Colleges and universities began to employ greater numbers of non-tenure-track faculty in the 1970s. In 1975, adjuncts represented roughly 24% of instructional staff at degree-granting institutions, whereas in 2011 they represented over 40% of instructional staff.
Various explanations have been given for this shift. Some "trace the practice of hiring part-time instructors to a time when most schools didn’t allow women as full professors, and thus adjunct positions were associated with female instructors from the start." Many non-tenure-track faculty were married to full-time, tenure-track professors, and known as "the housewives of higher education." The majority of non-tenure-track professors are still women.
Some have argued that the increase in the use of non-tenured faculty is the result of “financial pressures, administrators’ desire for more flexibility in hiring, firing and changing course offerings, and the growth of community colleges and regional public universities focused on teaching basics and preparing students for jobs.” Others have argued that universities hire non-tenure-track faculty to "offset ... administrative bloat with cheaper labor" to the detriment of students: "while college tuition surged from 2003 to 2013 by 94 percent at public institutions and 74 percent at private, nonprofit schools, and student debt has climbed to over $1.2 trillion, much of that money has been going to ensure higher pay for a burgeoning legion of bureaucrats."
Paying some instructors less than others for the same teaching duties may be illegal.

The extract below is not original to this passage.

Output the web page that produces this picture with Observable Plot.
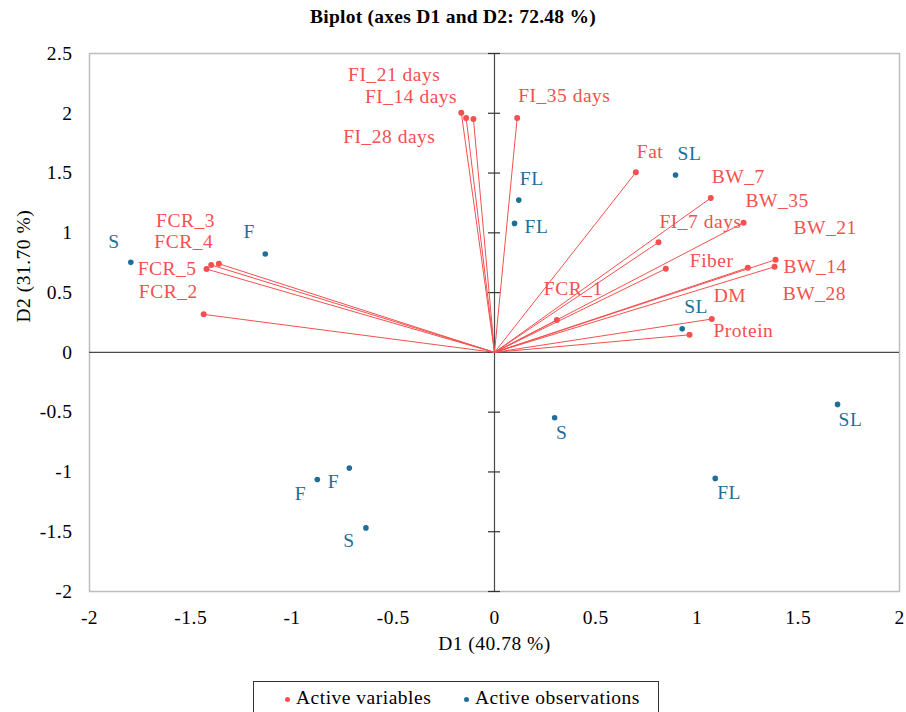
<!DOCTYPE html>
<html>
<head>
<meta charset="utf-8">
<script src="https://cdn.jsdelivr.net/npm/d3@7"></script>
<script src="https://cdn.jsdelivr.net/npm/@observablehq/plot@0.6"></script>
<style>
  html, body { margin: 0; padding: 0; background: #fff; }
  #wrap { position: relative; width: 906px; height: 712px; overflow: hidden; font-family: "Liberation Serif", "Times New Roman", serif; color: #000; }
  #title { position: absolute; left: 0; top: 0; width: 906px; text-align: center; font-weight: bold; font-size: 19.5px; letter-spacing: 0.25px; line-height: 34px; }
  #chart { position: absolute; left: 0; top: 40px; }
  #legend { position: absolute; left: 253px; top: 681px; width: 404px; height: 40px; border: 1px solid #333; background: #fff; font-size: 19.5px; letter-spacing: 0.5px; }
  #legend .dot { position: absolute; width: 5px; height: 5px; border-radius: 50%; top: 15px; }
  #legend .txt { position: absolute; top: 4px; line-height: 24px; white-space: nowrap; }
</style>
</head>
<body>
<div id="wrap">
  <div id="title">Biplot (axes D1 and D2: 72.48 %)</div>
  <div id="chart"></div>
  <div id="legend">
    <span class="dot" style="left:31px;background:#f5504f"></span><span class="txt" style="left:42px">Active variables</span>
    <span class="dot" style="left:210px;background:#1f6e97"></span><span class="txt" style="left:221px">Active observations</span>
  </div>
</div>
<script>
// ---- Data ----
const varNames = ["FCR_1","FCR_2","FCR_3","FCR_4","FCR_5",
  "FI_7 days","FI_14 days","FI_21 days","FI_28 days","FI_35 days",
  "BW_7","BW_14","BW_21","BW_28","BW_35",
  "Fat","Fiber","DM","Protein"];
const varD1 = [0.308,-1.436,-1.361,-1.399,-1.422,
  0.810,-0.140,-0.164,-0.104,0.112,
  1.068,1.383,1.388,1.251,1.230,
  0.698,0.846,1.073,0.963];
const varD2 = [0.270,0.318,0.741,0.731,0.697,
  0.921,1.960,2.005,1.952,1.960,
  1.291,0.716,0.775,0.708,1.085,
  1.506,0.700,0.279,0.147];

const obsNames = ["S","F","FL","FL","SL","SL","S","SL","FL","F","F","S"];
const obsD1 = [-1.796,-1.132,0.120,0.099,0.894,0.927,0.297,1.694,1.090,-0.875,-0.717,-0.635];
const obsD2 = [0.753,0.823,1.274,1.079,1.484,0.197,-0.547,-0.435,-1.054,-1.063,-0.968,-1.468];

const xTicks = [-2,-1.5,-1,-0.5,0,0.5,1,1.5,2];
const yTicks = [-2,-1.5,-1,-0.5,0,0.5,1,1.5,2,2.5];

const xTitle = "D1 (40.78 %)";
const yTitle = "D2 (31.70 %)";

// ---- Layout of point labels (anchor, dx px, dy px) ----
const varLabelPlace = [
  ["start",-13,-31],["end",-6,-23],["end",-4,-43],["end",2,-23],["end",-10,0],
  ["start",1,-21],["end",-9,-21],["end",-21,-38],["end",-38,18],["start",1,-22],
  ["start",1,-21],["start",9,0],["start",18,-32],["start",35,26],["start",2,-22],
  ["start",1,-21],["start",24,-8],["start",2,-23],["start",24,-4]
];
const obsLabelPlace = [
  ["middle",-17,-21],["middle",-16,-22],["start",1,-21],["start",10,3],
  ["start",2,-21],["start",2,-22],["middle",7,15],["start",1,15],
  ["start",2,14],["middle",-17,14],["middle",-16,14],["middle",-17,13]
];

const RED = "#f5504f";
const BLUE = "#1f6e97";
const FONT = "Liberation Serif";
const FS = 19.5;

const vars = varNames.map((n,i) => ({name:n, d1:varD1[i], d2:varD2[i]}));
const obs = obsNames.map((n,i) => ({name:n, d1:obsD1[i], d2:obsD2[i]}));

const chart = Plot.plot({
  width: 906,
  height: 630,
  marginTop: 13,
  marginBottom: 79,
  marginLeft: 89,
  marginRight: 7,
  x: {domain: [-2, 2]},
  y: {domain: [-2, 2.5]},
  style: {fontFamily: FONT, fontSize: FS + "px", letterSpacing: "0.5px", color: "#000", background: "#fff", overflow: "visible"},
  marks: [
    Plot.axisX({ticks: xTicks, tickSize: 0, tickPadding: 19, tickFormat: d => String(d), label: null, fontSize: FS, fontFamily: FONT}),
    Plot.axisY({ticks: yTicks, tickSize: 0, tickPadding: 17, tickFormat: d => String(d), label: null, fontSize: FS, fontFamily: FONT}),
    Plot.frame({stroke: "#bdbdbd", strokeWidth: 1.5}),
    Plot.ruleY([0], {stroke: "#4a4a4a", strokeWidth: 1.2}),
    Plot.ruleX([0], {stroke: "#4a4a4a", strokeWidth: 1.2}),
    Plot.ruleY(yTicks, {x1: 0, x2: 0, insetLeft: -6, insetRight: -6, stroke: "#333", strokeWidth: 1.2}),
    Plot.link(vars, {x1: 0, y1: 0, x2: "d1", y2: "d2", stroke: RED, strokeWidth: 1}),
    Plot.dot(vars, {x: "d1", y: "d2", r: 3, fill: RED}),
    Plot.dot(obs, {x: "d1", y: "d2", r: 2.8, fill: BLUE}),
    ...vars.map((v,i) => Plot.text([v], {x: "d1", y: "d2", text: "name", textAnchor: varLabelPlace[i][0], dx: varLabelPlace[i][1], dy: varLabelPlace[i][2], fill: RED, fontSize: FS, fontFamily: FONT})),
    ...obs.map((o,i) => Plot.text([o], {x: "d1", y: "d2", text: "name", textAnchor: obsLabelPlace[i][0], dx: obsLabelPlace[i][1], dy: obsLabelPlace[i][2], fill: BLUE, fontSize: FS, fontFamily: FONT})),
    Plot.text([xTitle], {frameAnchor: "bottom", dy: 58, fontSize: FS, fontFamily: FONT, fill: "#000"}),
    Plot.text([yTitle], {frameAnchor: "left", rotate: -90, dx: -66, fontSize: FS, fontFamily: FONT, fill: "#000"})
  ]
});
document.getElementById("chart").appendChild(chart);
</script>
</body>
</html>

In past decades, adjunct faculty helped universities and colleges expand the range of their course offerings to prospective and existing students. In this respect, adjuncts can also be used to inform the predominantly theoretical, and therefore somewhat limited, focus of full-time academics with the more pragmatic perspective of those who actually practice a given discipline in business, government or nonprofit organizations, akin to a professor of practice. For instance, as of the early 1990s Marvin Kaye, a prolific fiction author, editor and anthologist, also worked as part-time adjunct faculty of creative writing at New York University Another example is Edward H. Shortliffe, a pioneer in medical informatics, who was an adjunct faculty member at Columbia College of Physicians and Surgeons circa 2011. Marilyn Milian, a retired Florida judge and star of The People's Court, taught litigation skills as an adjunct faculty at the University of Miami as of 2013; and musician Wayne Horvitz has worked as adjunct faculty teaching composition at Cornish College of the Arts.
Since the 1980s, however, colleges and universities have increasingly utilized adjunct labor, whether full-time or part-time, simply to save money, giving them core undergraduate courses to teach (e.g., introductory math, or freshman-level English composition).
Though adjuncts hold at least a master's degree, if not a PhD, the salary for these positions is relatively low. Many adjuncts must work at several schools at once in order to earn a living in academia. Non-tenure-track faculty earn much less than tenure-track professors; median pay per course is $2,700 and average yearly pay is between $20,000 and $25,000. Adjunct pay in state and community colleges varies; however, it can be as little as US$1,400 for a 3-credit hour lecture-based course. At many private institutions on the East Coast, payment for a 3-credit hour course hovers around US$3,000–4,000, with average pay nationwide as of 2014 estimated at around US$2,000–3,000.
English professor William Pannapacker noted that adjunct faculty often earn less than minimum wage, when factoring in hours spent on classroom teaching, lesson preparation, office hours, grading of assignments, and other duties. 25% of adjuncts receive public assistance. According to the American Federation of Teachers, "nearly 25 percent of adjunct faculty members rely on public assistance, and 40 percent struggle to cover basic household expenses" and "just 15 percent of adjuncts said they are able to comfortably cover basic expenses from month to month."
Some adjunct faculty have remained with the same employer for as long as 25 years without receiving health insurance or retirement benefits. In 2014, Mary-Faith Cerasoli, a homeless female adjunct professor of Spanish and Italian, conducted a protest on the steps of the New York State Education Department Building.
Groups supporting the efforts of adjuncts to organize for improved wages and working conditions include the Service Employees International Union, the United Steelworkers, and the New Faculty Majority Foundation.
Increasingly, non-tenure-track faculty are turning to unions, including the American Federation of Teachers, the Service Employees International Union, and United Autoworkers, to improve their wages and working conditions. Adjunct faculty have successfully pushed for contracts at American University, Georgetown University, George Washington University, Howard University, Montgomery College, Trinity Washington University, and Loyola University Chicago. At other colleges and universities, such as Boston University, Lesley University, Northeastern University, and Tufts University, adjuncts have voted to unionize.
The American Federation of Teachers has more than 150 adjunct/contingent locals.